When summer pool parties give way to pumpkin spice everything and the return of your most comfy hoodies, that means it's time to get your home ready for fall. Head off costly repairs and unpleasant surprises in the spring with these simple preventative fall tasks.
Whether your irrigation is above ground or buried, failing to tend to it now can mean frozen lines, burst pipes, and broken sprinklers when the cold weather comes.
- Turn off the water to your sprinkler or irrigation system at the main valve.
- Turn off any automatic timers or controls.
- Open your drain valves to remove water from the system.
- Remove your above-ground sprinkler heads, shake remaining water out of them, and put them back on.
But what if you don't have drain valves?
Hire a pro. An irrigation professional will be able to blow out the system pipes with compressed air. It may cost a couple hundred dollars, but the charge is worth it: you'll know it's done right, and you won't have to worry about your pipes bursting or repairing your sprinkler heads next season.
If you store your mower with gas in its tank, the gas will start to deteriorate, and will form gummy deposits in the mower fuel tank, carburetor, fuel lines, and fuel filter.
To avoid that mess, use fuel stabilizer. Adding fuel stabilizer to your gasoline keeps the gas from deteriorating during the storage months, preventing the damage described above. Make sure to run the mower for a few minutes after you've added the stabilizer to give it time to reach the carburetor.
#3 Garden Hoses
Don't leave hoses attached to your home's outdoor faucets. If you do, water can back up and freeze, cracking the faucet and the pipes inside your exterior walls.
Once the hoses are detached, drain them and store them in your shed or garage, to prevent weather damage and ensure they're ready for use next spring.
(And don't wait on this… those early freezes always seem to catch us off guard, don't they? Don't let one of them leave you with split hoses and cracked pipes because you were waiting “one more week” to deal with the garden hoses!)
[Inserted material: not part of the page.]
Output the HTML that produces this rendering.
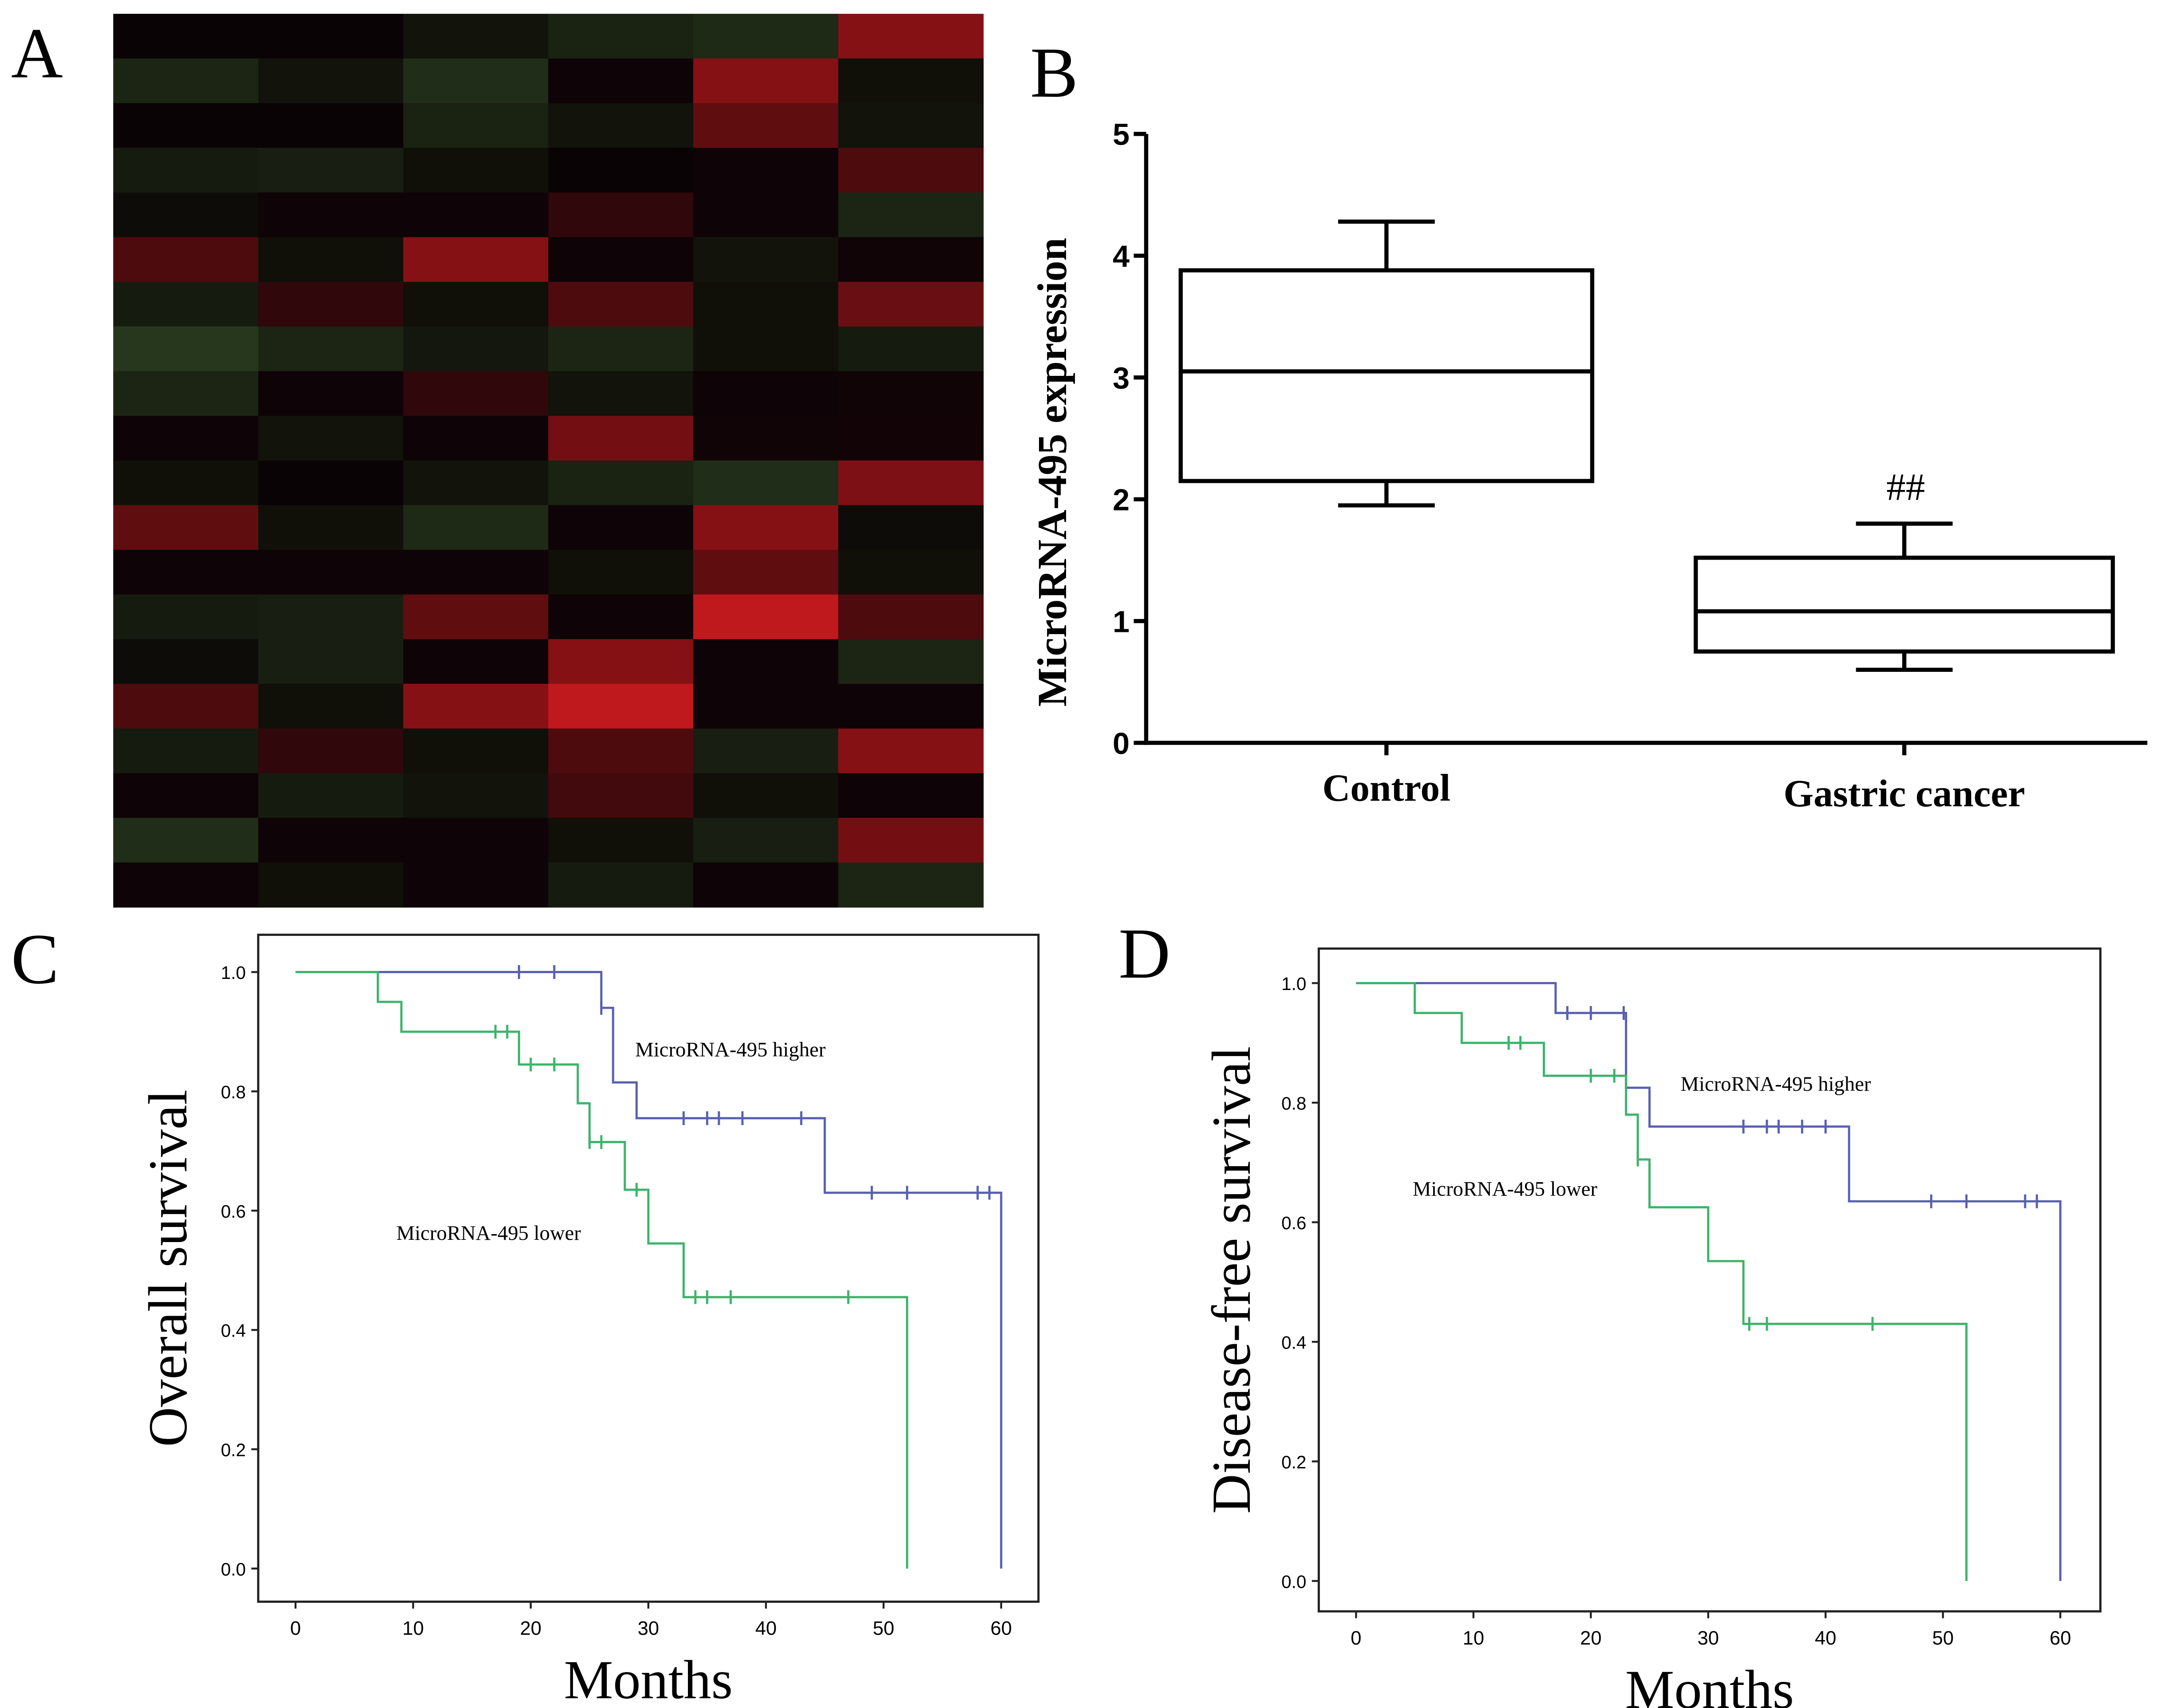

One of the best parts about welcoming fall is getting ready for cozy evenings by the fireplace.
But before you start making your first fire of the season, make sure your fireplace is safe.
Check the flue, damper, and firebox – and don't hesitate to call a professional for an inspection if you notice any damage, or to get a chimney sweep for an annual cleaning. Keeping your fireplace clean and in top working order ensures you'll be making plenty of glowing — and safe! — memories.
Get your heating system checked now, before the weather turns really cold. An annual maintenance check can save you the discomfort, and potential danger, of a mid-winter surprise outage.
Now is a good time to change your furnace filters as well. If you don't have a schedule for changing your filters, the change of seasons is an easy one to remember.